- [Raw data]
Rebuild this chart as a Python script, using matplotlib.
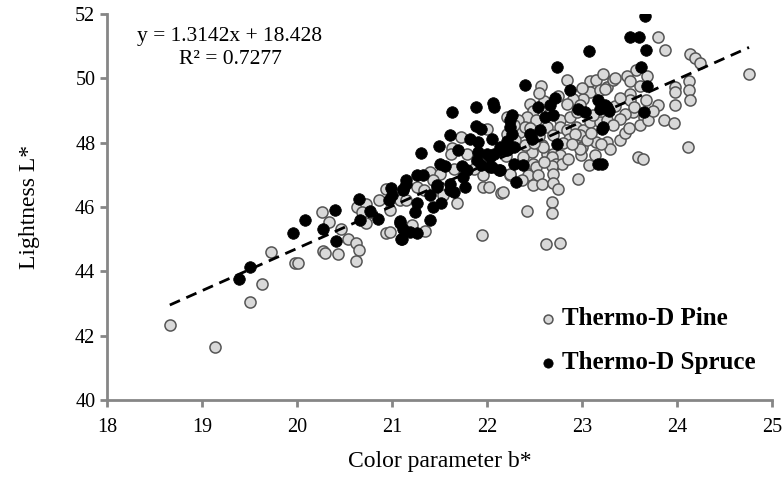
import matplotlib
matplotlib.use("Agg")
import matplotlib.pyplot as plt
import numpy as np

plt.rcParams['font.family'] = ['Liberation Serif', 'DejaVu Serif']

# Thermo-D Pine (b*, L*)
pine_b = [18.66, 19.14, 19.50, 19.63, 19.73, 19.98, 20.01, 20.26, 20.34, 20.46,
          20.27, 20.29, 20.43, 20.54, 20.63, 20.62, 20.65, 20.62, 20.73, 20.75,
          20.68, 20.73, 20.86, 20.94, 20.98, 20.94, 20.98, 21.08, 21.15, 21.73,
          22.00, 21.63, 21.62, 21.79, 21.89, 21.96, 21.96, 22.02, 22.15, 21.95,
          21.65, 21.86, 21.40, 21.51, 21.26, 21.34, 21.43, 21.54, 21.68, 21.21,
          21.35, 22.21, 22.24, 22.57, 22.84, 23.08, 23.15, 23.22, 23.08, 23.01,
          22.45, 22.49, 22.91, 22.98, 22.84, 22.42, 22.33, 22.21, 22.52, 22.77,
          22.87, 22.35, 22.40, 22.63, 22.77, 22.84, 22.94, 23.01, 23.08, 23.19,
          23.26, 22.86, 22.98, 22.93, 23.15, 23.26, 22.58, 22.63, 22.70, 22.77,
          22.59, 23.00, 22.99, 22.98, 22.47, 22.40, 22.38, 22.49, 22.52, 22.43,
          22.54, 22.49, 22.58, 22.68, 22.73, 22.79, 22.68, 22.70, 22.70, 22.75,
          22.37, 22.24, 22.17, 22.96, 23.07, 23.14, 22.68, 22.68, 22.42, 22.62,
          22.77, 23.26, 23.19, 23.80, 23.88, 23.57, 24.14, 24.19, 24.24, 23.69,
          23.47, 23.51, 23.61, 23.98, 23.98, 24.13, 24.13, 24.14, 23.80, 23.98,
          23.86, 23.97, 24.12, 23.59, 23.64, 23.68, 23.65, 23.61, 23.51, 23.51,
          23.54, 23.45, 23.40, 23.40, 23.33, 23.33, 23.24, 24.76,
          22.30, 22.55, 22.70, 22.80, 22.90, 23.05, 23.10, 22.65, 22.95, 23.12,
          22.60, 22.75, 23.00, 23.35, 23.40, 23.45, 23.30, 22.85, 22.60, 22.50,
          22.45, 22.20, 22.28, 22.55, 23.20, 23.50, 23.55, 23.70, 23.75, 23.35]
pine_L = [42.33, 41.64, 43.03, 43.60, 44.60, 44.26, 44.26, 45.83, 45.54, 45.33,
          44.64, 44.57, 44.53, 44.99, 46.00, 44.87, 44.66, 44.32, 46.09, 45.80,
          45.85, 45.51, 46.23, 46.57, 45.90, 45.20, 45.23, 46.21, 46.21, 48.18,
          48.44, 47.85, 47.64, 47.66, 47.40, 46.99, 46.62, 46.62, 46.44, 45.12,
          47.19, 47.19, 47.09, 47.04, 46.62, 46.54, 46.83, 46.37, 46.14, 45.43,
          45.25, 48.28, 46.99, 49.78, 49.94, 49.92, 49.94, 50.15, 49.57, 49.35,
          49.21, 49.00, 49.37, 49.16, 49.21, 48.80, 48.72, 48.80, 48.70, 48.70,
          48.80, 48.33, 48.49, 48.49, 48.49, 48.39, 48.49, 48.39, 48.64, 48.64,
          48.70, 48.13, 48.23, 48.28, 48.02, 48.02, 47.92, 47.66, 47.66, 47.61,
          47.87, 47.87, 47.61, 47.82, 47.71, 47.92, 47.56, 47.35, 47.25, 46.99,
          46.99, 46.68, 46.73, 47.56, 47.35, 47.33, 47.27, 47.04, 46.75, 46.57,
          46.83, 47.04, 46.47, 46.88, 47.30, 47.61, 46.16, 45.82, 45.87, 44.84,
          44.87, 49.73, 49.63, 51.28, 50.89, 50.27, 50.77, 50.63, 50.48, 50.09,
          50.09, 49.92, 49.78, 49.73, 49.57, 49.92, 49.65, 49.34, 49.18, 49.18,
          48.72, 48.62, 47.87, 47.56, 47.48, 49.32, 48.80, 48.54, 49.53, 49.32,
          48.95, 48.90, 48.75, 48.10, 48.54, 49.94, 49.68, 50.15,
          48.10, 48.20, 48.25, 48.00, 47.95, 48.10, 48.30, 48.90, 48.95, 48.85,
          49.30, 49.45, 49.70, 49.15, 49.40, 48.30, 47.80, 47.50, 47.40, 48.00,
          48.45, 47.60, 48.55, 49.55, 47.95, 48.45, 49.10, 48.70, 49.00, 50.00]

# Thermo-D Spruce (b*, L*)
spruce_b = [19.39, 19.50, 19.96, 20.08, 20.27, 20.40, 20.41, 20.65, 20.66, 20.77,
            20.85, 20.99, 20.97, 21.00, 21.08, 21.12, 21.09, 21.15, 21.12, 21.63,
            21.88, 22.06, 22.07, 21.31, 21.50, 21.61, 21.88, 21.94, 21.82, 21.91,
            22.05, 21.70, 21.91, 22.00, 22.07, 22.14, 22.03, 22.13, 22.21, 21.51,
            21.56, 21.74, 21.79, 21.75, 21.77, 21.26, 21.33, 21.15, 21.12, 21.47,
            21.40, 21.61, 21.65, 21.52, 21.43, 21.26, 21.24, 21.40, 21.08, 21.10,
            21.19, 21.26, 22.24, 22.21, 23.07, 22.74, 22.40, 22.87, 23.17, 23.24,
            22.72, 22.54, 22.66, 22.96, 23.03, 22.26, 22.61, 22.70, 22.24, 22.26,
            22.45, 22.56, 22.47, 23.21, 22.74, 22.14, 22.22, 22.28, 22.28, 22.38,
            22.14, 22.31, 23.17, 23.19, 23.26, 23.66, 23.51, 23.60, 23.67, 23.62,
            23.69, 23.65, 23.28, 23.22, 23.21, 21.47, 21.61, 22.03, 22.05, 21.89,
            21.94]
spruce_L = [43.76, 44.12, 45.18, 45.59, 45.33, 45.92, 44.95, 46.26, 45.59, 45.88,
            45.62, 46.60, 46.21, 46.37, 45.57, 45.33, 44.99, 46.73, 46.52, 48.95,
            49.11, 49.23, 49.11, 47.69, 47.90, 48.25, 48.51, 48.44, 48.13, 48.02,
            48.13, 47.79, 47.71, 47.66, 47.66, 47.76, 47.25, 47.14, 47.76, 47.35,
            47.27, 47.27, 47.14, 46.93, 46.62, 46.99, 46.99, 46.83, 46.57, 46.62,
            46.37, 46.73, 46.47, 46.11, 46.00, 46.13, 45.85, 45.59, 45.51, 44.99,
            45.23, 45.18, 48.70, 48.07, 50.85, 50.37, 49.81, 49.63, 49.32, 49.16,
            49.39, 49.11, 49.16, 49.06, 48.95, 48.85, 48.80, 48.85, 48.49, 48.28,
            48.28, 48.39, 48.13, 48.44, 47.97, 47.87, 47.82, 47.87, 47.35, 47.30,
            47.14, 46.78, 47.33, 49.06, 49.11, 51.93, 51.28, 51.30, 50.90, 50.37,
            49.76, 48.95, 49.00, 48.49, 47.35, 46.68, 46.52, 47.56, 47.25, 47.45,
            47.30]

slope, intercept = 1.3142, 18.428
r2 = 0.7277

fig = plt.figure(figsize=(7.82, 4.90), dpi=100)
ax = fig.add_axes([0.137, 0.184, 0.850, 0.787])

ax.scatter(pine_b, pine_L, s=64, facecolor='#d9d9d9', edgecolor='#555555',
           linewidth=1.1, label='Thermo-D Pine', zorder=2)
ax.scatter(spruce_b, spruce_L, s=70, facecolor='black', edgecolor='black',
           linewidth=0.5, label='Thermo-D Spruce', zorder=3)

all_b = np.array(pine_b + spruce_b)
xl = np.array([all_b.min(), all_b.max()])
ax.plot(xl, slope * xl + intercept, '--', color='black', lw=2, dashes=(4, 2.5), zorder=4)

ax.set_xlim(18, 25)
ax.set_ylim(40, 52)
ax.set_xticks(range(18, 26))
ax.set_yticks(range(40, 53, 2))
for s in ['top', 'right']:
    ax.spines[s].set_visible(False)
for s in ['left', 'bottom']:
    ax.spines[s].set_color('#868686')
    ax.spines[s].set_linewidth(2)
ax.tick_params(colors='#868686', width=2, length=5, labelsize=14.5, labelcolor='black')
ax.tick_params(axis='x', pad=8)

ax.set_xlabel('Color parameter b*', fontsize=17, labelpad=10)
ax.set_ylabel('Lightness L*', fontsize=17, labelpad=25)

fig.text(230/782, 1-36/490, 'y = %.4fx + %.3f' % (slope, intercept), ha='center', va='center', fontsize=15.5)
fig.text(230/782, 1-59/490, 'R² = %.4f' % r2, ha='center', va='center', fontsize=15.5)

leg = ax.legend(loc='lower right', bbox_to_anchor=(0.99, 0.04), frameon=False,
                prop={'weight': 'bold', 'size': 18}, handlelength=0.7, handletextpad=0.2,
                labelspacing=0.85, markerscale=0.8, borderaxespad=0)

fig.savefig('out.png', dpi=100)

- [Work instructions] Exactly restate the lines from the beginning of the data through the line with "plt.rcParams['font.family'] = ['Liberation", and no others, keeping pictures out.

- [Complete response]
Rebuild this chart as a Python script, using matplotlib.
import matplotlib
matplotlib.use("Agg")
import matplotlib.pyplot as plt
import numpy as np

plt.rcParams['font.family'] = ['Liberation Serif', 'DejaVu Serif']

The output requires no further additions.